[Given task]: Extract, exactly, the lines from the line containing "Write the Apache ECharts code for this chart." to the line containing "18.2, 0, 0];", with both lines included and any pictures left out.
───── Record extracts
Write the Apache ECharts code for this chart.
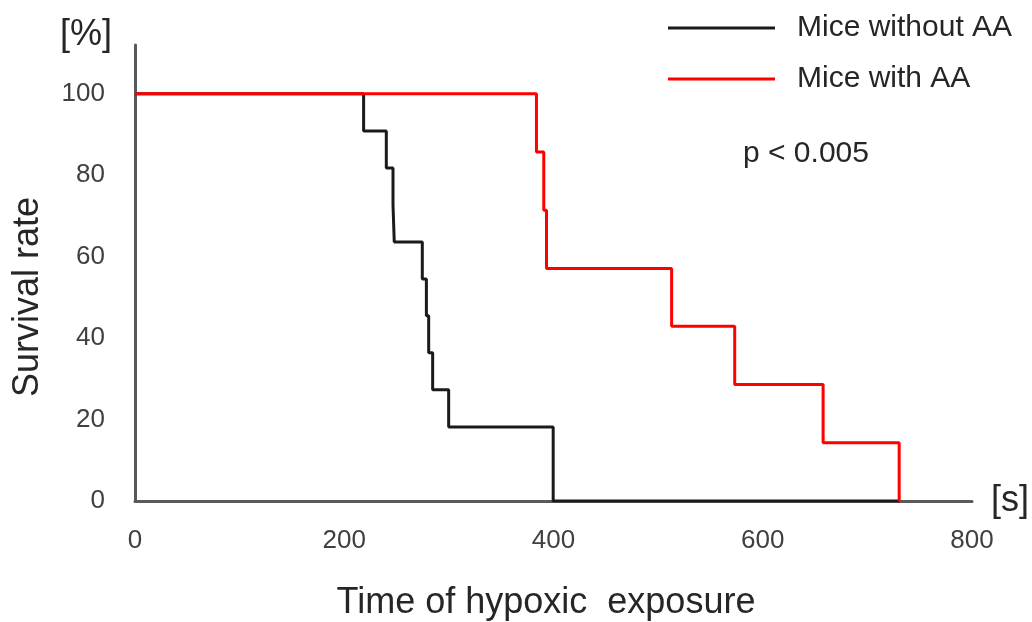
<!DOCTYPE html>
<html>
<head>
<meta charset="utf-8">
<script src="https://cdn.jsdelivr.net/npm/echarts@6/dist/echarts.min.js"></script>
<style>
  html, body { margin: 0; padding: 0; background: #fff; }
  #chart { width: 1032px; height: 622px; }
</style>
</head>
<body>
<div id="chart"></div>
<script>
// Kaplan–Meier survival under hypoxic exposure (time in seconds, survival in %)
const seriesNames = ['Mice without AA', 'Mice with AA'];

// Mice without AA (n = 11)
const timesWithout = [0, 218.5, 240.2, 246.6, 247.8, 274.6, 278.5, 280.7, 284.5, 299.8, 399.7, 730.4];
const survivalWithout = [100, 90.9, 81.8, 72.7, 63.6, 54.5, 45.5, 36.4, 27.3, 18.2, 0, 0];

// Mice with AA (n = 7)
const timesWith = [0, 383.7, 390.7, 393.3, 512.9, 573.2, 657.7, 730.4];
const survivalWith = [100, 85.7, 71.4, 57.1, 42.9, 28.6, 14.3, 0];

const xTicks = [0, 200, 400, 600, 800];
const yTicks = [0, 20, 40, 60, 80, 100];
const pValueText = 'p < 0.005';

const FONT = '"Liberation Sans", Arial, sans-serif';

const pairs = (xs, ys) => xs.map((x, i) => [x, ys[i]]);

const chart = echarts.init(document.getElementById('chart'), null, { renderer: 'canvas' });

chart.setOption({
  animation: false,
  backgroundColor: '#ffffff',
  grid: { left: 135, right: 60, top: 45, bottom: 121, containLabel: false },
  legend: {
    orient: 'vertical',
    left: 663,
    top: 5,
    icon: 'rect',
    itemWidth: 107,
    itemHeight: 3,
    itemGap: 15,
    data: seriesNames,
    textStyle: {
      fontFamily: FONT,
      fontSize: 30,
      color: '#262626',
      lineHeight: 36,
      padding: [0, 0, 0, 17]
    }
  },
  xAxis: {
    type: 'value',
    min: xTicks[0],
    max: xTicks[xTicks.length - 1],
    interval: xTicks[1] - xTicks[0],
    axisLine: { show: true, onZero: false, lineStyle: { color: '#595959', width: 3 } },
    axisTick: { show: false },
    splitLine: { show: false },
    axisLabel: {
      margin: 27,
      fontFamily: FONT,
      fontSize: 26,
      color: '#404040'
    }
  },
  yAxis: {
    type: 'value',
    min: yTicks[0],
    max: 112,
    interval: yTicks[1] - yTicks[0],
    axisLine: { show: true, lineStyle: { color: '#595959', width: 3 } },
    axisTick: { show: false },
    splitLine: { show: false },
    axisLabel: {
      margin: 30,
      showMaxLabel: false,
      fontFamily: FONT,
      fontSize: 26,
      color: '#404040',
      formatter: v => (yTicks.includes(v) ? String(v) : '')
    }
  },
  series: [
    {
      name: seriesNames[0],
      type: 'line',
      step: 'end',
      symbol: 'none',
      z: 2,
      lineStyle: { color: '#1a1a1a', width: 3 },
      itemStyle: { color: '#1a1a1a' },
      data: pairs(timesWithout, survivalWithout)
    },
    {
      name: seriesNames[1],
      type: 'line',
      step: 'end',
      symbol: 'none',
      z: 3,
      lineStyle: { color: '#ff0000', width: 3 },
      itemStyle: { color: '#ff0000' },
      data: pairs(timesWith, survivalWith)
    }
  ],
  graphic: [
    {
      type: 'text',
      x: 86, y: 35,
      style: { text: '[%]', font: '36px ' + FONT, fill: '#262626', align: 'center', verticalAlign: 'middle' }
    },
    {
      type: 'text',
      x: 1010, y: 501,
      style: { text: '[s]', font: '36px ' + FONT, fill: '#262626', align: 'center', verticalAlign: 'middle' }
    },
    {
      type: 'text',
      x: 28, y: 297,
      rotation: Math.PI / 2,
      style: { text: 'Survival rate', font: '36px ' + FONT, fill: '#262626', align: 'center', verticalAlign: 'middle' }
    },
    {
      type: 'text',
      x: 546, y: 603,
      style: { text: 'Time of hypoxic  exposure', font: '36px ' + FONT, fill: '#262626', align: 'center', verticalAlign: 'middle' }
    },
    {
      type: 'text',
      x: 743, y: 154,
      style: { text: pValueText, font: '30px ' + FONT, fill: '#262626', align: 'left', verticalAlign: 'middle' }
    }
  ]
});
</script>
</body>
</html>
──────────
───── Record extracts
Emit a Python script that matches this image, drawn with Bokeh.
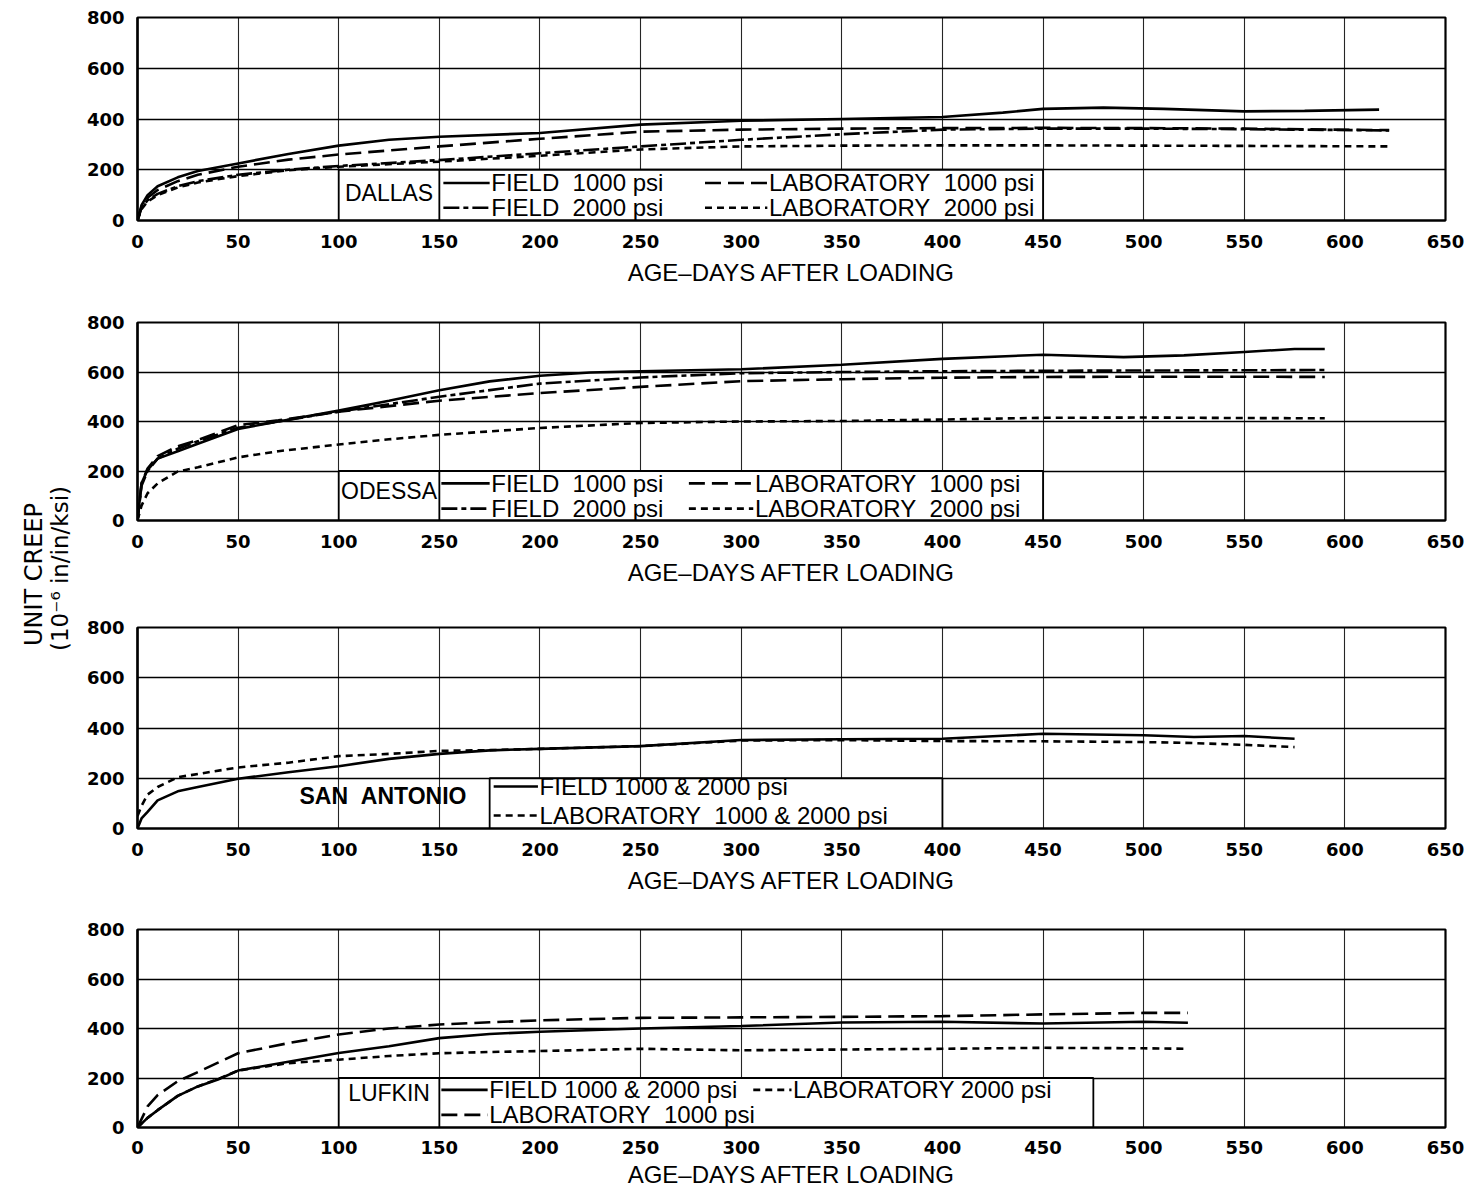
──────────
[Solution]:
Write the Apache ECharts code for this chart.
<!DOCTYPE html>
<html>
<head>
<meta charset="utf-8">
<script src="https://cdn.jsdelivr.net/npm/echarts@6/dist/echarts.min.js"></script>
<style>
  html, body { margin: 0; padding: 0; background: #fff; }
  #chart { width: 1032px; height: 622px; }
</style>
</head>
<body>
<div id="chart"></div>
<script>
// Kaplan–Meier survival under hypoxic exposure (time in seconds, survival in %)
const seriesNames = ['Mice without AA', 'Mice with AA'];

// Mice without AA (n = 11)
const timesWithout = [0, 218.5, 240.2, 246.6, 247.8, 274.6, 278.5, 280.7, 284.5, 299.8, 399.7, 730.4];
const survivalWithout = [100, 90.9, 81.8, 72.7, 63.6, 54.5, 45.5, 36.4, 27.3, 18.2, 0, 0];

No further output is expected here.